The owners of a tax preparation businesse in South Carolina have been charged with filing phony income tax returns to steal hundreds of thousands of dollars from the District of Columbia.
The elaborate scam siphoned money via the troubled D.C. tax office even after federal agents uncovered an unrelated scheme in which fake property tax returns were used to rip off $48 million from the government over two decades.
Carolyne R. Jones, 50, and Johanna R. Jones, 47, were charged with wire fraud, mail fraud and identity theft. The sisters are accused of filing 173 fraudulent tax returns in the names of their clients to pocket $800,000 for themselves.
Like the $48 million property tax scheme, this scam was not caught by the District’s internal controls, but unraveled only after a D.C. tax office form was accidentally mailed to a former client of the Joneses.

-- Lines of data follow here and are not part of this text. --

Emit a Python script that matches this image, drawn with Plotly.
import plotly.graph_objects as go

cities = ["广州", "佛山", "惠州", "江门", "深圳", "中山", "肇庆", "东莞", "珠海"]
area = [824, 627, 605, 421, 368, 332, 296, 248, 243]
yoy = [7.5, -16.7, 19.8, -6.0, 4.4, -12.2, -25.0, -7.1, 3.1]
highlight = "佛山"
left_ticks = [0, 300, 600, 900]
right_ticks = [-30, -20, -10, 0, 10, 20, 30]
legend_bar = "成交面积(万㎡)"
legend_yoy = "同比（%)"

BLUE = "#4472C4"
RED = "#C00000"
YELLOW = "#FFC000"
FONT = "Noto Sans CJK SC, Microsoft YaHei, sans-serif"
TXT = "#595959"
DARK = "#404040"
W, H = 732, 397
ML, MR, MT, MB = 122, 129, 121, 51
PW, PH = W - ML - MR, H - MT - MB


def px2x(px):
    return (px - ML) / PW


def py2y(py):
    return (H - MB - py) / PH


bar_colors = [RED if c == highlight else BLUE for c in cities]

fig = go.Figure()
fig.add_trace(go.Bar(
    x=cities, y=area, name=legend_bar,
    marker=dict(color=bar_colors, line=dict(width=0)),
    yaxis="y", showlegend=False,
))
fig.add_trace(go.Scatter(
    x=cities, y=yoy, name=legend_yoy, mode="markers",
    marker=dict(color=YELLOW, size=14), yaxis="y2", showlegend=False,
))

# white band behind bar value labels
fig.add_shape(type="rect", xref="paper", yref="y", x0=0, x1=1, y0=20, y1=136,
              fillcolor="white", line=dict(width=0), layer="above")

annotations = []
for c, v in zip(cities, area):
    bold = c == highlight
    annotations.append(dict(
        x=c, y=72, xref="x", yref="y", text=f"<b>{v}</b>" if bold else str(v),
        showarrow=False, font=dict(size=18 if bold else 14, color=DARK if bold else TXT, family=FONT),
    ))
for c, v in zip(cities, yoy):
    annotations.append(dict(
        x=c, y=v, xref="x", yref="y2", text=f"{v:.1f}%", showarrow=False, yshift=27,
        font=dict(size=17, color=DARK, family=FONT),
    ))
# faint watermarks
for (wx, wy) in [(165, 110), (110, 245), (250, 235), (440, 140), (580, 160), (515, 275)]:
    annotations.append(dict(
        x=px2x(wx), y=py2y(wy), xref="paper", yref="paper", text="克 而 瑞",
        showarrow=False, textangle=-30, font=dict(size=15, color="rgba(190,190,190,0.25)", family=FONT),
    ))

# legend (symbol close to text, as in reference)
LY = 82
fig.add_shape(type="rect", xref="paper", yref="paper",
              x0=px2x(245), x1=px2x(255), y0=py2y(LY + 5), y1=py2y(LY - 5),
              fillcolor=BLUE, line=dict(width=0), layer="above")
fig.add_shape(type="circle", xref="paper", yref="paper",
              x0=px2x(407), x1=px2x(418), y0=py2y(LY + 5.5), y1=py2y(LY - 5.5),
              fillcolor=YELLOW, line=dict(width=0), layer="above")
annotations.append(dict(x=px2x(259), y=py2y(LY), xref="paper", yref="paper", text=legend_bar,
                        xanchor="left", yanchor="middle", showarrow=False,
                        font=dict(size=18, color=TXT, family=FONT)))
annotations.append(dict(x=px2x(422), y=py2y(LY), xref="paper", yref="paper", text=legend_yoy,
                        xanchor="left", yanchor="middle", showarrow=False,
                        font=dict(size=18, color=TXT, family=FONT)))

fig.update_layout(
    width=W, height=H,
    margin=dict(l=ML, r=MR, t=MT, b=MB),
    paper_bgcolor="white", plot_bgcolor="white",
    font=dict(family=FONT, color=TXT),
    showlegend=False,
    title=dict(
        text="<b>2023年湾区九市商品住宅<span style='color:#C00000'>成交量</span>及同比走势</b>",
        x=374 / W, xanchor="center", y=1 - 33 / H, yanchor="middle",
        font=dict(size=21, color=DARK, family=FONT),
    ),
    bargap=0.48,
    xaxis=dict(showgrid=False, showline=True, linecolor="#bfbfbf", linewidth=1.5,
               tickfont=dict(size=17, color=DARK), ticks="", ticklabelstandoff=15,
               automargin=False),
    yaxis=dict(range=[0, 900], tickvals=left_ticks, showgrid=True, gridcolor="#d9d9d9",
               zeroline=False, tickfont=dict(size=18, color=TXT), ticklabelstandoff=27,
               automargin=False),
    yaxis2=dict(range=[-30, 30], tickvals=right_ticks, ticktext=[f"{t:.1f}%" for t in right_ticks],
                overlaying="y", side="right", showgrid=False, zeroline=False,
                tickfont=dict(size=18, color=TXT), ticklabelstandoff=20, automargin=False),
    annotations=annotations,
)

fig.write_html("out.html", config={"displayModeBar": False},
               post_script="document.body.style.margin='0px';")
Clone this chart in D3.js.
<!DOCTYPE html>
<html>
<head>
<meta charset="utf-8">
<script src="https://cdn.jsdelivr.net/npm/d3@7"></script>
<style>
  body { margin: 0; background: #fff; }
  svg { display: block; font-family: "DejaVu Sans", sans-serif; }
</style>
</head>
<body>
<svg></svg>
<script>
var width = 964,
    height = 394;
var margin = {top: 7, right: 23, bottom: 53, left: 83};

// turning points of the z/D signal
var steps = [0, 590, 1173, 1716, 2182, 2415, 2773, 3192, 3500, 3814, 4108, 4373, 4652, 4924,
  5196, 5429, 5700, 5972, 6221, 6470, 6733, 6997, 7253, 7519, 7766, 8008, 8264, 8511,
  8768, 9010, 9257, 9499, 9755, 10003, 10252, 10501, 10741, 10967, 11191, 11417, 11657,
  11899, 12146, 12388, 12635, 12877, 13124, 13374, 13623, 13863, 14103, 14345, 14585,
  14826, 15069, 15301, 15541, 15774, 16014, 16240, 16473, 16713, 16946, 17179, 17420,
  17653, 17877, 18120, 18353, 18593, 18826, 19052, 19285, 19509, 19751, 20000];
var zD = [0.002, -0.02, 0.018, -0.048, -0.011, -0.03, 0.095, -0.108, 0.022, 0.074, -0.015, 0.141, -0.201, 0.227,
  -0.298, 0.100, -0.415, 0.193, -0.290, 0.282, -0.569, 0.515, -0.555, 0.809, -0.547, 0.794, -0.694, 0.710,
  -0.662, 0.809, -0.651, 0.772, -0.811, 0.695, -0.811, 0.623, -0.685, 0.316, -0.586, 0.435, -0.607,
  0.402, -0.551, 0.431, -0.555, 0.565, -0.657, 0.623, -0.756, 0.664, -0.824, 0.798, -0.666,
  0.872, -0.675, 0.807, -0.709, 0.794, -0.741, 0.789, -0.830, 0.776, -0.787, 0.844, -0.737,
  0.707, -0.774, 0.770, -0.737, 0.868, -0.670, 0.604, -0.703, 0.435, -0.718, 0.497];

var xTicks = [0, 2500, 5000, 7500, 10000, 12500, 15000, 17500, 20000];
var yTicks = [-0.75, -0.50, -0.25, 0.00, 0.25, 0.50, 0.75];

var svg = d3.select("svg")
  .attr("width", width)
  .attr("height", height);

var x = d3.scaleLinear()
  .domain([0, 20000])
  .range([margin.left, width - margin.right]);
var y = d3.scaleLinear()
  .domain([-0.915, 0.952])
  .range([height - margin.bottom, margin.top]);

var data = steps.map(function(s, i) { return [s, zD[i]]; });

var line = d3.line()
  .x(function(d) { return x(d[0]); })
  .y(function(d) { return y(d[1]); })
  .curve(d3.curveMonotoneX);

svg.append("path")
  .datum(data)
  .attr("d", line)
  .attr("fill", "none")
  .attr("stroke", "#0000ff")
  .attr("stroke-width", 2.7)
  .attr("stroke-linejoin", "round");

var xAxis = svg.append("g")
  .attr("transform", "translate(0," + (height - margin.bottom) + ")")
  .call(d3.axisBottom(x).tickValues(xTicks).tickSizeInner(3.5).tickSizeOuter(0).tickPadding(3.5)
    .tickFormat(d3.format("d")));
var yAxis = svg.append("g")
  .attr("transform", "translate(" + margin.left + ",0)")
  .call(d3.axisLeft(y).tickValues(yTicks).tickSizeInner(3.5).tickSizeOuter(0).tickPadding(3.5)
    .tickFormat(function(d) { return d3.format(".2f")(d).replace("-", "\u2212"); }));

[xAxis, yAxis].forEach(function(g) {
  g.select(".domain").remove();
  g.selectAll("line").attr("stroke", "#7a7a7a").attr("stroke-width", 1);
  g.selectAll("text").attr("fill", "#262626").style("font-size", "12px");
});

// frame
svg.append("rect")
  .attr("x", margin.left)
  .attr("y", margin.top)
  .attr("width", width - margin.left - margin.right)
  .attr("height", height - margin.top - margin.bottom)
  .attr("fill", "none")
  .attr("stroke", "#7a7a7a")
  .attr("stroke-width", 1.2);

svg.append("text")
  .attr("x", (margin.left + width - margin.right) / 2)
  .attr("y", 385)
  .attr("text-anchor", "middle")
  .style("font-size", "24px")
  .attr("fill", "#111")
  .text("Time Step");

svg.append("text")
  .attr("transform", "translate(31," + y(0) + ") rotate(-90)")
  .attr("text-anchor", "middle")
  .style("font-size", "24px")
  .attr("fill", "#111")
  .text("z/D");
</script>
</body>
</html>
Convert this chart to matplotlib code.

The investigation began in February 2008 after a post office worker forwarded an incorrectly addressed letter to a Columbia, S.C., woman stating that she was paid $4,300 in income tax refunds from the District the previous year.
The woman called the D.C. tax office and reported that she had never worked in D.C. and never received a refund.
After further investigation, investigators learned the woman’s tax return was one of dozens filed by the South Carolina tax preparers that had similar characteristics.
All of them listed addresses around Columbia, S.C., and included fraudulent W-2 forms from one of two companies: Banktec in Houston and David Allen Co. in Raleigh, N.C.
Prosecutors said the scam began in 2005 and escalated each year, from 16 bogus tax returns for $47,000 in 2005 to 50 returns for $310,000 in 2008.
The District of Columbia wired the refunds to bank accounts in South Carolina. To conceal their involvement, the sisters provided incorrect addresses on the tax returns.
Of the 173 bogus tax returns filed, only 13 were blocked by the D.C. tax office, court filings said.
The D.C. tax office has been embarrassed by a series of scandals since 2007, most notably the theft of $48 million by former tax manager Harriette Walters.
Forensic auditors hired by the city to dissect the Walters case later blasted “a failure of controls, a dysfunctional work environment and a lack of oversight” at the tax office.
Chief Financial Officer Natwar Gandhi has promised that he has overhauled the system.